Shenzhen / Practical Guides
Shenzhen Metro Is Your Cheat Code: English Signs, Easy Transfers and Tourist-Friendly Routes
Shenzhen is enormous, but it is not a city where visitors need to panic about getting around. The metro is clean, extensive, and unusually friendly for people who do not read Chinese: English station names, clear transfers, useful airport and border links, and stations that drop you into shopping districts, tech zones, parks, and nightlife areas with very little drama.

The metro should be your first plan
Shenzhen was built fast and wide, so distances can fool visitors. A route that looks casual on a map may cross several business districts, highways, or bay-side development zones. The metro gives you structure.
EyeShenzhen's transport guide emphasizes the usefulness of the city's metro system for visitors, and that matches the on-the-ground experience: clean stations, frequent trains, broad coverage, and enough English signage to make most tourist routes manageable.

English signs make Shenzhen easier than it looks
For Western travelers, Shenzhen's metro is forgiving because station names, line numbers, exits, and transfer signs are often displayed in both Chinese and English. That does not mean you can ignore maps, but it does mean you can recover from small mistakes without feeling lost.
Use the English station name to navigate, then check the Chinese destination in Amap or your hotel address when you exit. The final exit number can matter as much as the station itself.

Tickets, Shenzhen Tong, and payment at gates
For a short visit, a single-journey ticket or app-based metro payment may be enough. If you are staying longer, Shenzhen Tong can be useful, especially if you plan to use buses as well as the metro.
The practical rule is to set up payments before your first busy station. Do not wait until a transfer hall is crowded to discover that your card, app, or QR code is not ready.

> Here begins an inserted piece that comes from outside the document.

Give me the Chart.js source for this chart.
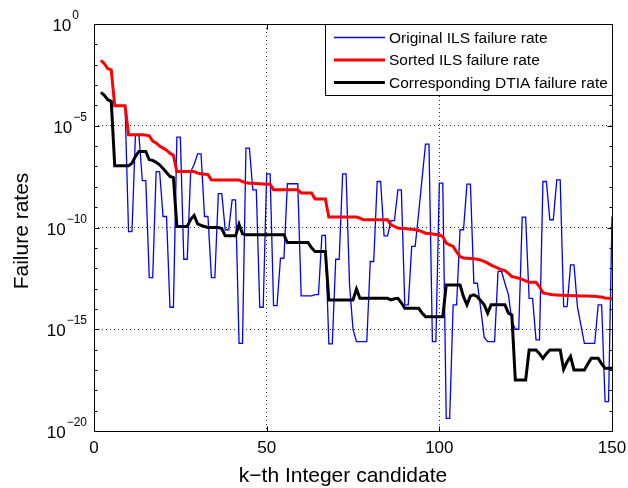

Didi is a backup, not the backbone
Didi is useful in Shenzhen, especially for late-night returns from food, bars, business dinners, beaches, hotels away from stations, or rainy days. It is also useful with luggage when a metro transfer would be annoying.
But for long cross-city trips, the metro is often calmer. Shenzhen traffic can be unpredictable, and pickup points inside malls, ports, office towers, and stations can be confusing if your Chinese is limited.
Buses and sightseeing routes are worth knowing
Shenzhen's buses fill the gaps between metro stations, parks, waterfronts, and neighborhoods. They are not always the first tool for a new visitor, but they can be useful when Amap shows a direct bus while the metro would require a long transfer.
Sightseeing buses can also make sense if you want a low-effort overview, especially for travelers who prefer to see city shape before choosing deeper stops. Treat them as orientation, not the only serious transport plan.
Airport, border, beach, and business-zone timing
Shenzhen trips usually move between several different city logics: Bao'an Airport, Nanshan tech and coastal areas, Futian business districts, Luohu older commercial zones, border checkpoints, and eastern leisure areas. Do not assume they are close.
When you plan the day, check live routes and avoid stacking far-apart zones just because they share the word Shenzhen. A good day might be Nanshan plus Shekou, or Futian plus Luohu, or one beach-side excursion. A bad day tries to do all of them.